Moss was part of a cohort of larger-than-life NFL wide receivers in the 1990s, often described as “brash,” “outspoken,” and as “troublemakers,” with varying degrees of implied racial dog-whistling. Moss ran into his share of controversies throughout his career, for everything from hitting a traffic cop with his car to getting released by the Minnesota Vikings in 2010 for complaining about catering. But Moss, as shown in the ESPN documentary Rand University, has a compelling backstory, and has reinvented himself after retirement as a highly respected TV commentator.
Suzy Favor Hamilton.
Hamilton was a middle-distance runner who competed for Team USA in three separate Olympics and after retirement, she was revealed to have been working as a high-end escort in Las Vegas. Hamilton wrote a compelling memoir about her journey, called Fast Girl, in which she shared her struggles with mental illness. The story was the basis for a Law & Order: SVU episode, but is a strong enough story to carry its own movie.
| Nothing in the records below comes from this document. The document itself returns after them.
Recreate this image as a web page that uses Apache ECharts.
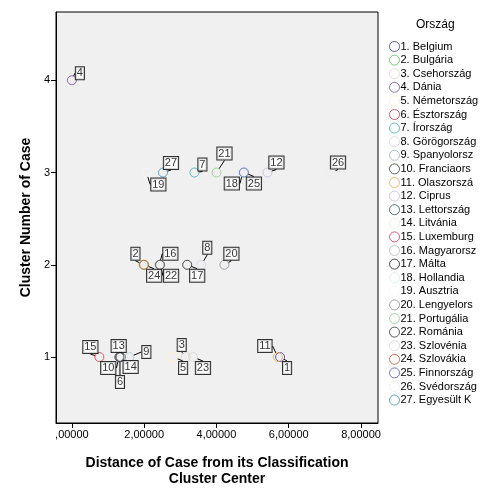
<!DOCTYPE html>
<html>
<head>
<meta charset="utf-8">
<script src="https://cdn.jsdelivr.net/npm/echarts@6/dist/echarts.min.js"></script>
<style>html,body{margin:0;padding:0;background:#fff}#c{width:504px;height:504px}</style>
</head>
<body>
<div id="c"></div>
<script>
const countries = ['1. Belgium','2. Bulgária','3. Csehország','4. Dánia','5. Németország','6. Észtország','7. Írország','8. Görögország','9. Spanyolorsz','10. Franciaors','11. Olaszorszá','12. Ciprus','13. Lettország','14. Litvánia','15. Luxemburg','16. Magyarorsz','17. Málta','18. Hollandia','19. Ausztria','20. Lengyelors','21. Portugália','22. Románia','23. Szlovénia','24. Szlovákia','25. Finnország','26. Svédország','27. Egyesült K'];
const caseNumbers = ['1','2','3','4','5','6','7','8','9','10','11','12','13','14','15','16','17','18','19','20','21','22','23','24','25','26','27'];
const clusterNumber = [1,2,1,4,1,1,3,2,1,1,1,3,1,1,1,2,2,3,3,2,3,2,1,2,3,3,3];
const distance = [5.76,1.98,3.15,0.0,2.80,1.33,3.39,3.58,1.59,1.31,5.70,5.41,1.35,1.57,0.76,2.42,3.19,4.73,2.06,4.22,4.00,2.44,3.35,2.00,4.76,7.17,2.52];
const xTicks = [0,2,4,6,8];
const yTicks = [1,2,3,4];

const palette = ['#3b3b9e','#5cb85f','#ddd8c6','#7b4f90','#fbf1c4','#b5364f','#3fb0b4','#d8d2e2','#9cb0c8','#2e4a2e','#efa84c','#c9b9e0','#2f4a6a','#dcefe0','#d2314c','#b5b5b5','#1e1e1e','#d6ebe7','#f6f6f6','#8c8c9c','#8fce8f','#333333','#d5d5e5','#d14f22','#4f4fbf','#eeeeee','#3f8fc0'];
const labelOffsets = [[7,11],[-8,-11],[-4,-12],[8,-7],[10,11],[0,25],[8,-8],[6,-17],[17,-5],[-11,11],[-13,-11],[9,-10],[-2,-11],[2,10],[-9,-10],[11,-11],[10,11],[-11,11],[12,12],[7,-11],[8,-19],[11,11],[10,11],[10,11],[10,11],[7,-10],[8,-9.5]];

function fmt(v){ let s = v.toFixed(5).replace('.', ','); if (s.startsWith('0,')) s = s.slice(1); return s; }

const series = countries.map((name, i) => ({
  name: name,
  type: 'scatter',
  symbol: 'circle',
  symbolSize: 9,
  itemStyle: { color: 'rgba(0,0,0,0)', borderColor: palette[i], borderWidth: 1 },
  data: [[distance[i], clusterNumber[i]]],
  label: {
    show: true,
    position: 'inside',
    formatter: caseNumbers[i],
    color: '#000',
    fontSize: 11,
    fontFamily: 'Liberation Sans, Arial, sans-serif',
    backgroundColor: '#fff',
    borderColor: '#000',
    borderWidth: 1,
    padding: [1, 1, 0, 1],
    lineHeight: 11
  },
  labelLine: { show: true, lineStyle: { color: '#000', width: 1 } },
  labelLayout: function () { return { dx: labelOffsets[i][0], dy: labelOffsets[i][1] }; },
  emphasis: { disabled: true }
}));

const chart = echarts.init(document.getElementById('c'), null, { renderer: 'canvas' });
chart.setOption({
  animation: false,
  textStyle: { fontFamily: 'Liberation Sans, Arial, sans-serif' },
  title: { text: 'Ország', left: 411, top: 14, textStyle: { fontSize: 12, fontWeight: 'normal', color: '#000', fontFamily: 'Liberation Sans, Arial, sans-serif' } },
  legend: {
    orient: 'vertical', left: 384, top: 36,
    itemWidth: 10, itemHeight: 10, itemGap: 2.6,
    itemStyle: { borderWidth: 1 },
    textStyle: { fontSize: 11, color: '#000', padding: [0,0,0,-4] },
    data: countries
  },
  grid: { left: 56, top: 12, right: 126, bottom: 81, show: true, backgroundColor: '#f0f0f0', borderColor: '#000', borderWidth: 1 },
  xAxis: {
    type: 'value', min: -0.44, max: 8.47,
    axisLine: { onZero: false, lineStyle: { color: '#000' } },
    axisTick: { customValues: xTicks, length: 5, lineStyle: { color: '#000' } },
    axisLabel: { customValues: xTicks, formatter: fmt, color: '#000', fontSize: 11, margin: 6 },
    splitLine: { show: false },
    name: 'Distance of Case from its Classification\nCluster Center',
    nameLocation: 'middle', nameGap: 32,
    nameTextStyle: { fontSize: 14, fontWeight: 'bold', color: '#000', lineHeight: 16 }
  },
  yAxis: {
    type: 'value', min: 0.285, max: 4.74,
    axisLine: { onZero: false, lineStyle: { color: '#000' } },
    axisTick: { customValues: yTicks, length: 5, lineStyle: { color: '#000' } },
    axisLabel: { customValues: yTicks, color: '#000', fontSize: 11, margin: 6 },
    splitLine: { show: false },
    name: 'Cluster Number of Case',
    nameLocation: 'middle', nameGap: 15,
    nameTextStyle: { fontSize: 14, fontWeight: 'bold', color: '#000' }
  },
  series: series
});
</script>
</body>
</html>
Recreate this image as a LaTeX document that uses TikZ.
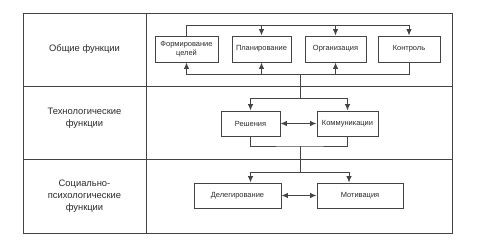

Agassi was one of the best tennis players in the world for an extended period from the mid-‘90s to the mid-2000s, winning 8 grand slams. He had a bad-boy reputation early in his career but eventually became a respected legend of the sport. And then, after his retirement, Agassi wrote a memoir, Open, in which he admitted to all sorts of shocking things, from caddish behavior with women to drug use – he even revealed that his famous hair early in his career was fake. Whoever plays Agassi in the movie will get to have a lot of fun with wigs.
Solo was the goalie for many years on the U.S. women’s national soccer team, winning multiple Olympic gold medals and the 2015 Women’s World Cup. But Solo has been the focal point of a great deal of off-the-field controversy, from her marriage to Gillooly-like ex-NFL player Jerramy Stevens to her bizarre 2014 arrest for assaulting her sister and nephew.
Sprewell was the NBA star who infamously choked his coach, P.J. Carlesimo, in 2007, leading to scaremongering headlines and a suspension for the rest of that year. But Sprewell had an unlikely second act to his career, as a beloved veteran who helped carry some very entertaining New York Knicks and Minnesota Timberwolves teams.